There was a lot of adversity on the road in those days. We were long-haired, smoked pot and the police were always on our back. It was a very different life. It was rough in the way that rock’n’roll has become more refined and respected now. But we went from nightclubs to theaters to civic centers to stadiums and we built it all ourselves.

It must have been amazing to be right there when some of rock’s most iconic songs were written. What were some that you were there for? 

I was there for every song. I know how “Cassidy” was written. I’ll tell it at the show. “Friend of the Devil,” I saw that and got to witness it. The songs were birthed in front of us. We lived together, traveled together, got rich together, poor together. (Lyricist Robert) Hunter would talk to us about the songs and so many of them were about our lives. “Truckin’” was about our lives as we lived in a tough world. We were strong men doing something difficult. I’m lucky to be blessed with the memory I still have to talk about it all. We did a lot of drugs, but we always did our jobs and that’s why I’m here to talk about it.

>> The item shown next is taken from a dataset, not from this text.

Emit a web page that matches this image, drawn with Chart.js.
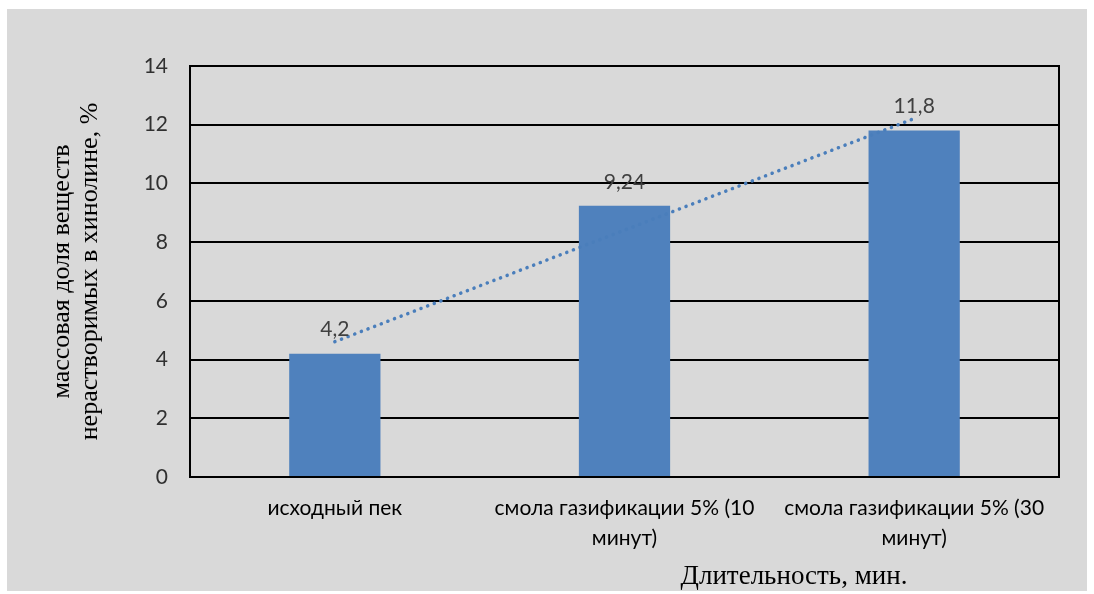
<!DOCTYPE html>
<html>
<head>
<meta charset="utf-8">
<script src="https://cdn.jsdelivr.net/npm/chart.js@4.4.1/dist/chart.umd.min.js"></script>
<style>
  html, body { margin: 0; padding: 0; background: #fff; }
  #wrap { width: 1094px; height: 594px; }
</style>
</head>
<body>
<div id="wrap"><canvas id="chart" width="1094" height="594"></canvas></div>
<script>
// категории и значения
const categories = [
    'исходный пек',
    ['смола газификации 5% (10', 'минут)'],
    ['смола газификации 5% (30', 'минут)']
];
const insolubleShare = [4.2, 9.24, 11.8];
// линейный тренд (значения в точках категорий)
const trendValues = [4.61, 8.41, 12.21];
const yTicks = [0, 2, 4, 6, 8, 10, 12, 14];

const yTitle = ['массовая доля веществ', 'нерастворимых в хинолине, %'];
const xTitle = 'Длительность, мин.';

// серый фон, рамка области построения, подписи значений и подпись оси X
const decorPlugin = {
    id: 'decor',
    beforeDraw(chart) {
        const ctx = chart.ctx;
        ctx.save();
        ctx.fillStyle = '#fff';
        ctx.fillRect(0, 0, chart.width, chart.height);
        ctx.fillStyle = '#d9d9d9';
        ctx.fillRect(7, 9, 1080, 582);
        ctx.restore();
    },
    afterDraw(chart) {
        const ctx = chart.ctx;
        const a = chart.chartArea;
        ctx.save();
        ctx.strokeStyle = '#000';
        ctx.lineWidth = 2;
        ctx.strokeRect(a.left, a.top, a.right - a.left, a.bottom - a.top);

        // значения над столбцами
        const meta = chart.getDatasetMeta(0);
        ctx.fillStyle = '#404040';
        ctx.font = '21px Lato';
        ctx.textAlign = 'center';
        ctx.textBaseline = 'middle';
        meta.data.forEach((bar, i) => {
            const txt = String(insolubleShare[i]).replace('.', ',');
            ctx.fillText(txt, bar.x, bar.y - 24);
        });

        // подпись оси X
        ctx.fillStyle = '#000';
        ctx.font = '27px "Liberation Serif"';
        ctx.fillText(xTitle, a.left + (a.right - a.left) * 0.695, 577);
        ctx.restore();
    }
};

const ctx = document.getElementById('chart').getContext('2d');
new Chart(ctx, {
    data: {
        labels: categories,
        datasets: [
            {
                type: 'bar',
                data: insolubleShare,
                backgroundColor: '#4f81bd',
                categoryPercentage: 1,
                barPercentage: 0.315,
                order: 2
            },
            {
                type: 'line',
                data: trendValues,
                borderColor: '#4a7ebb',
                borderWidth: 3.5,
                borderDash: [0.1, 7],
                borderCapStyle: 'round',
                pointRadius: 0,
                fill: false,
                order: 1
            }
        ]
    },
    options: {
        responsive: false,
        animation: false,
        layout: { padding: { left: 0, top: 66, right: 35, bottom: 0 } },
        plugins: {
            legend: { display: false },
            tooltip: { enabled: false }
        },
        scales: {
            x: {
                grid: { display: false, drawTicks: false },
                border: { display: false },
                ticks: {
                    color: '#000',
                    font: { family: 'Lato', size: 21, lineHeight: 1.43 },
                    padding: 16,
                    maxRotation: 0,
                    autoSkip: false
                },
                afterFit(scale) { scale.height = 117; }
            },
            y: {
                min: 0,
                max: 14,
                afterBuildTicks(scale) { scale.ticks = yTicks.map(v => ({ value: v })); },
                grid: { color: '#000', lineWidth: 2, drawTicks: false },
                border: { display: false },
                ticks: {
                    color: '#303030',
                    font: { family: 'Lato', size: 21 },
                    padding: 22
                },
                title: {
                    display: true,
                    text: yTitle,
                    color: '#000',
                    font: { family: 'Liberation Serif', size: 26, lineHeight: 1.08 },
                    padding: { top: 48, bottom: 0 }
                },
                afterFit(scale) { scale.width = 190; }
            }
        }
    },
    plugins: [decorPlugin]
});
</script>
</body>
</html>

Tell me about your friendship with Jerry. 

I still cherish that many years later. I’m still so close to his family. The bond of friendship and how you keep going through life. . . we all had losses and tragedies. But there’s no other band that gave their crew a pension fund. We were closer than any other band and crew. They treated us so well. We put our lives on the line for each other. We’d get in trouble, but the band was right there to get us out. That’s what I cherish.

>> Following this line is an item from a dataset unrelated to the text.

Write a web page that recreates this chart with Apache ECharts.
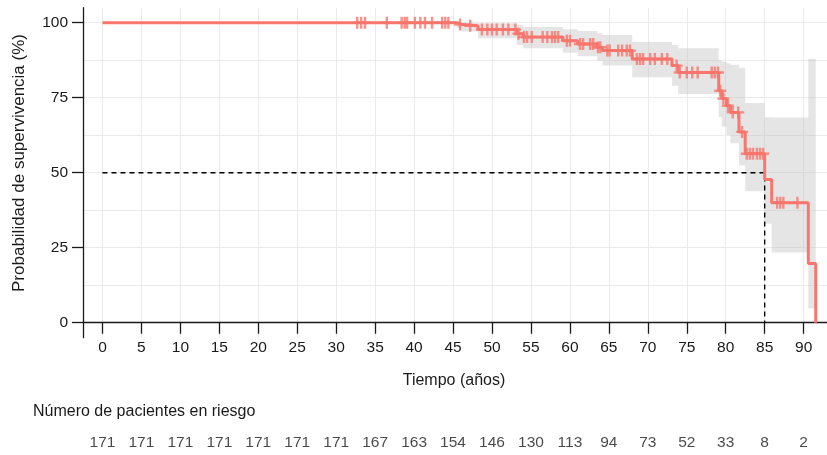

What’s it like to see the Dead is still being such an incredibly relevant band today? 

It’s amazing to see the Dead still living on. For a while, it was hard to listen after Jerry passed. We thought it was gone. And the guys said they’d never become copies of themselves. But I support Dead and Company. I support Phil and Friends. And everywhere I go, there are Dead cover bands. They worship the Dead. I can’t go to a town without one. People give back so much love and respect. I love that. It’s become a genre itself and it’s something I’m truly proud of.

What do you think Jerry would think of all of it? 

He wondered if we could make it. But it was an amazing thing that we built. You can never in your wildest dreams see what will happen, but other times you can feel it in your soul. I think he knew it would go on. People rose to the occasion and kept the band going, laughing, traveling. You know, when Pigpen died we thought that was the end — and that was 1973! You keep going.